Nos níveis de baixo, o de ajudantes, auxiliares, operadores, é ainda pior. Há selecionadores que sequer olham no rosto do candidato. Pedem a carteira profissional e a folheiam. Se não gostam, devolvem o documento com uma desculpa esfarrapada. Alguns sequer explicam coisa alguma, apenas devolvem a carteira e chamam o próximo candidato.

É de conhecimento geral que parte dos empregos é informal.  Nos formais, nem sempre se registra a função corretamente. Há os que pagam parte do salário por fora, etc. Enfim, os empregadores, com o auxilio dos profissionais de RH, utilizam-se de uma porção de truques para enganar os empregados e não cumprir obrigações legais.  Há até um consenso entre o RH e seus advogados: “Não cumpra todas as obrigações, não recolha, não pague. Se o empregado recorrer à justiça, faça um acordo”.

Além do que já expus, os responsáveis pelas contratações, nos diversos níveis, evitam esclarecer as circunstâncias e as condições de trabalho. Quanto menos falarem, melhor. Não querem comprometimentos, ter que honrar a promessa feita, a palavra dada. Preferem a estratégia de: “você na sua e eu na minha”. Faz três anos, fiquei apenas duas semanas numa empresa. Preferi sair. Ao apresentar um novo funcionário, que era uma pessoa educada e respeitável, os funcionários da empresa o cumprimentaram sem olhar no seu rosto. Procurei conhecer cada um deles e o dono da empresa e concluí que para a empresa funcionar teria trocar o quadro todo e também o dono. A cultura da empresa a inviabilizava, a mantinha abaixo do ponto do equilíbrio, praticamente moribunda.
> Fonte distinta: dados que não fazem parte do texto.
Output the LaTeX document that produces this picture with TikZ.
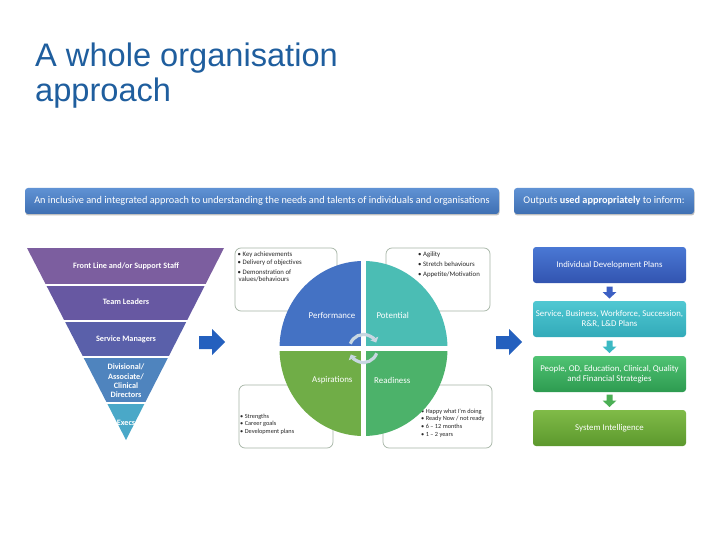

Nosso problema é cultural. A cultura de gestão das empresas brasileiras é a de quem pode mais chora menos. Cultura da Casa Grande, escravagista, misturada à da esperteza e da malandragem. Por fora, bela viola: releases requintados, logos bonitos, entrevistas glamourosas. Por dentro, falta de cultura técnica e de ética. Os números do PROCON são sintomáticos e afirmativos da falta de ética, de vergonha na cara!